Quote every line below exactly and skip any picture.

+++

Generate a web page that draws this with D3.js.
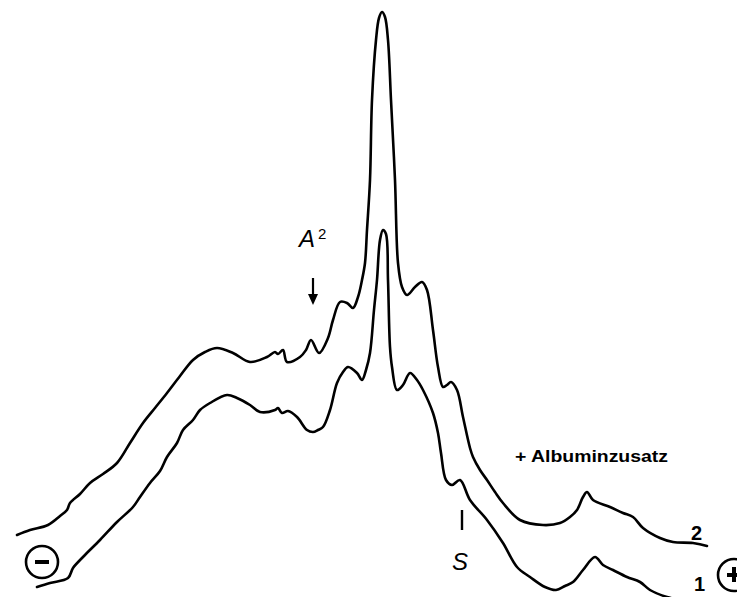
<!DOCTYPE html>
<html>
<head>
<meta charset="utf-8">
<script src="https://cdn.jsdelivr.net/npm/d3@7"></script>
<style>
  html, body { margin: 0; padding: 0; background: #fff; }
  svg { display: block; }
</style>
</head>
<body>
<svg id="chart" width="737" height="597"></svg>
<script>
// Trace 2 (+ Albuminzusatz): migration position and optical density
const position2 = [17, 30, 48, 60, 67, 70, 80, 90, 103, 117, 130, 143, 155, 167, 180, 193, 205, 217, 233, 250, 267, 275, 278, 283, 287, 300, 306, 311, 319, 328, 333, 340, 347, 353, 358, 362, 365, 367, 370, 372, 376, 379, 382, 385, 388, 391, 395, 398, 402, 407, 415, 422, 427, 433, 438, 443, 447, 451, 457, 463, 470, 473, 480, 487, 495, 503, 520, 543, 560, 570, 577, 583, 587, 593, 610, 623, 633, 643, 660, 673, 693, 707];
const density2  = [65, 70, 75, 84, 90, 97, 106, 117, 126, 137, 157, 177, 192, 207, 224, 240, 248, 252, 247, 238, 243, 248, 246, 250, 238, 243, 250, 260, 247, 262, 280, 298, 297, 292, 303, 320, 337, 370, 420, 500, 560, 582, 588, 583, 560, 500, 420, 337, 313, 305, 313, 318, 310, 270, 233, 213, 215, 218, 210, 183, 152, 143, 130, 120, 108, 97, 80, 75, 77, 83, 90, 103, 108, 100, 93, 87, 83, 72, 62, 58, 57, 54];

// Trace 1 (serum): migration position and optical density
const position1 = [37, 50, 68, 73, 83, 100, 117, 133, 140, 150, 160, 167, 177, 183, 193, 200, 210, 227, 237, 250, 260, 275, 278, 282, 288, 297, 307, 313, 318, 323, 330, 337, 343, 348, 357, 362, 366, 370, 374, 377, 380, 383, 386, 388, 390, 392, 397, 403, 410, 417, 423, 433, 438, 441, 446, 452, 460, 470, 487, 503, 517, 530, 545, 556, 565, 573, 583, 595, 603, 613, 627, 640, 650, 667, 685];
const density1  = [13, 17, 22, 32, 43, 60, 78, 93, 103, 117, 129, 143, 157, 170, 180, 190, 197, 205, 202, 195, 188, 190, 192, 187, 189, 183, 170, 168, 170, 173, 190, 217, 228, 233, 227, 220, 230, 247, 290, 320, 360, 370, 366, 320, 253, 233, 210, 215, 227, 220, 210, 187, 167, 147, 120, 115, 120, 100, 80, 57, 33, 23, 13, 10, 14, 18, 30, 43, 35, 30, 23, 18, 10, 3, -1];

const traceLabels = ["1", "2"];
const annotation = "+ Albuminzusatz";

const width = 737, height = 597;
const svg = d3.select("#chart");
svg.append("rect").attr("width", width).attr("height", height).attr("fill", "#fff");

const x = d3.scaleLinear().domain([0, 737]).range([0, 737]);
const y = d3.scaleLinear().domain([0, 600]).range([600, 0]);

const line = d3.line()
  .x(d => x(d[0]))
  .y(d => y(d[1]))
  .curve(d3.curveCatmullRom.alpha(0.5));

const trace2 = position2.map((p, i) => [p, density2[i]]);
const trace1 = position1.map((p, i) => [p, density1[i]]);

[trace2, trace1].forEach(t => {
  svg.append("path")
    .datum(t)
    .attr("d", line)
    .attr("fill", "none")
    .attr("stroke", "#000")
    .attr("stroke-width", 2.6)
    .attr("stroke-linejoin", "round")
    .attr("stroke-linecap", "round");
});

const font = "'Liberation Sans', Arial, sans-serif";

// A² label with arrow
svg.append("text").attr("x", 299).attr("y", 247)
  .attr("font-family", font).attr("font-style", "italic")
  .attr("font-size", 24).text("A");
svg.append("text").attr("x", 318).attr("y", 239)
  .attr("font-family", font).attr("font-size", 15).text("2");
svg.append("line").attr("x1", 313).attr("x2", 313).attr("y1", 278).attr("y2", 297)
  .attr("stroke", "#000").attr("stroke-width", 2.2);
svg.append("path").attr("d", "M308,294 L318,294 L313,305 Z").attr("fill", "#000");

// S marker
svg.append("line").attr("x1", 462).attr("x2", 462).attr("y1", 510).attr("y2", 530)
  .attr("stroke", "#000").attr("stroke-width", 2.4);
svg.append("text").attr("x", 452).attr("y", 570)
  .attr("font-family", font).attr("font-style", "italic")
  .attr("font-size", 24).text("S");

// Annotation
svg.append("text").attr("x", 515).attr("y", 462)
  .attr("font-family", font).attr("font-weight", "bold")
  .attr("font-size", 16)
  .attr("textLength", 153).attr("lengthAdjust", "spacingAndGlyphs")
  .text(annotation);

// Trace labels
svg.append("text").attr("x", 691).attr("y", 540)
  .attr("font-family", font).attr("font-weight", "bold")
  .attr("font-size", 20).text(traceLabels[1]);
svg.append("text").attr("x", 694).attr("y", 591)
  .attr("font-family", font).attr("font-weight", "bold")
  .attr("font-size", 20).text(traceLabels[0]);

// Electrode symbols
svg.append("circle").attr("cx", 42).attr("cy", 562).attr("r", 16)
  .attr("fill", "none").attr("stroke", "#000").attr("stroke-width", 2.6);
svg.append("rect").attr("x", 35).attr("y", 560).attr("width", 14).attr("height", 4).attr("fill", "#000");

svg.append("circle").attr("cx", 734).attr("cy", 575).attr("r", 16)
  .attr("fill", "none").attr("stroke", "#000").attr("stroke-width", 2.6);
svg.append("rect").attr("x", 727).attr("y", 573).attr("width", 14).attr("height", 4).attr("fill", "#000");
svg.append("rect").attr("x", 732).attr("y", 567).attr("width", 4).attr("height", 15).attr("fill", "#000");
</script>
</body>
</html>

+++

▶ [RESPONSE FOR THIS EXERCISE]:
Generate a web page that draws this with D3.js.
<!DOCTYPE html>
<html>
<head>
<meta charset="utf-8">
<script src="https://cdn.jsdelivr.net/npm/d3@7"></script>
<style>
  html, body { margin: 0; padding: 0; background: #fff; }
  svg { display: block; }
</style>
</head>
<body>
<svg id="chart" width="737" height="597"></svg>
<script>
// Trace 2 (+ Albuminzusatz): migration position and optical density
const position2 = [17, 30, 48, 60, 67, 70, 80, 90, 103, 117, 130, 143, 155, 167, 180, 193, 205, 217, 233, 250, 267, 275, 278, 283, 287, 300, 306, 311, 319, 328, 333, 340, 347, 353, 358, 362, 365, 367, 370, 372, 376, 379, 382, 385, 388, 391, 395, 398, 402, 407, 415, 422, 427, 433, 438, 443, 447, 451, 457, 463, 470, 473, 480, 487, 495, 503, 520, 543, 560, 570, 577, 583, 587, 593, 610, 623, 633, 643, 660, 673, 693, 707];
const density2  = [65, 70, 75, 84, 90, 97, 106, 117, 126, 137, 157, 177, 192, 207, 224, 240, 248, 252, 247, 238, 243, 248, 246, 250, 238, 243, 250, 260, 247, 262, 280, 298, 297, 292, 303, 320, 337, 370, 420, 500, 560, 582, 588, 583, 560, 500, 420, 337, 313, 305, 313, 318, 310, 270, 233, 213, 215, 218, 210, 183, 152, 143, 130, 120, 108, 97, 80, 75, 77, 83, 90, 103, 108, 100, 93, 87, 83, 72, 62, 58, 57, 54];

// Trace 1 (serum): migration position and optical density
const position1 = [37, 50, 68, 73, 83, 100, 117, 133, 140, 150, 160, 167, 177, 183, 193, 200, 210, 227, 237, 250, 260, 275, 278, 282, 288, 297, 307, 313, 318, 323, 330, 337, 343, 348, 357, 362, 366, 370, 374, 377, 380, 383, 386, 388, 390, 392, 397, 403, 410, 417, 423, 433, 438, 441, 446, 452, 460, 470, 487, 503, 517, 530, 545, 556, 565, 573, 583, 595, 603, 613, 627, 640, 650, 667, 685];
const density1  = [13, 17, 22, 32, 43, 60, 78, 93, 103, 117, 129, 143, 157, 170, 180, 190, 197, 205, 202, 195, 188, 190, 192, 187, 189, 183, 170, 168, 170, 173, 190, 217, 228, 233, 227, 220, 230, 247, 290, 320, 360, 370, 366, 320, 253, 233, 210, 215, 227, 220, 210, 187, 167, 147, 120, 115, 120, 100, 80, 57, 33, 23, 13, 10, 14, 18, 30, 43, 35, 30, 23, 18, 10, 3, -1];

const traceLabels = ["1", "2"];
const annotation = "+ Albuminzusatz";

const width = 737, height = 597;
const svg = d3.select("#chart");
svg.append("rect").attr("width", width).attr("height", height).attr("fill", "#fff");

const x = d3.scaleLinear().domain([0, 737]).range([0, 737]);
const y = d3.scaleLinear().domain([0, 600]).range([600, 0]);

const line = d3.line()
  .x(d => x(d[0]))
  .y(d => y(d[1]))
  .curve(d3.curveCatmullRom.alpha(0.5));

const trace2 = position2.map((p, i) => [p, density2[i]]);
const trace1 = position1.map((p, i) => [p, density1[i]]);

[trace2, trace1].forEach(t => {
  svg.append("path")
    .datum(t)
    .attr("d", line)
    .attr("fill", "none")
    .attr("stroke", "#000")
    .attr("stroke-width", 2.6)
    .attr("stroke-linejoin", "round")
    .attr("stroke-linecap", "round");
});

const font = "'Liberation Sans', Arial, sans-serif";

// A² label with arrow
svg.append("text").attr("x", 299).attr("y", 247)
  .attr("font-family", font).attr("font-style", "italic")
  .attr("font-size", 24).text("A");
svg.append("text").attr("x", 318).attr("y", 239)
  .attr("font-family", font).attr("font-size", 15).text("2");
svg.append("line").attr("x1", 313).attr("x2", 313).attr("y1", 278).attr("y2", 297)
  .attr("stroke", "#000").attr("stroke-width", 2.2);
svg.append("path").attr("d", "M308,294 L318,294 L313,305 Z").attr("fill", "#000");

// S marker
svg.append("line").attr("x1", 462).attr("x2", 462).attr("y1", 510).attr("y2", 530)
  .attr("stroke", "#000").attr("stroke-width", 2.4);
svg.append("text").attr("x", 452).attr("y", 570)
  .attr("font-family", font).attr("font-style", "italic")
  .attr("font-size", 24).text("S");

// Annotation
svg.append("text").attr("x", 515).attr("y", 462)
  .attr("font-family", font).attr("font-weight", "bold")
  .attr("font-size", 16)
  .attr("textLength", 153).attr("lengthAdjust", "spacingAndGlyphs")
  .text(annotation);

// Trace labels
svg.append("text").attr("x", 691).attr("y", 540)
  .attr("font-family", font).attr("font-weight", "bold")
  .attr("font-size", 20).text(traceLabels[1]);
svg.append("text").attr("x", 694).attr("y", 591)
  .attr("font-family", font).attr("font-weight", "bold")
  .attr("font-size", 20).text(traceLabels[0]);

// Electrode symbols
svg.append("circle").attr("cx", 42).attr("cy", 562).attr("r", 16)
  .attr("fill", "none").attr("stroke", "#000").attr("stroke-width", 2.6);
svg.append("rect").attr("x", 35).attr("y", 560).attr("width", 14).attr("height", 4).attr("fill", "#000");

svg.append("circle").attr("cx", 734).attr("cy", 575).attr("r", 16)
  .attr("fill", "none").attr("stroke", "#000").attr("stroke-width", 2.6);
svg.append("rect").attr("x", 727).attr("y", 573).attr("width", 14).attr("height", 4).attr("fill", "#000");
svg.append("rect").attr("x", 732).attr("y", 567).attr("width", 4).attr("height", 15).attr("fill", "#000");
</script>
</body>
</html>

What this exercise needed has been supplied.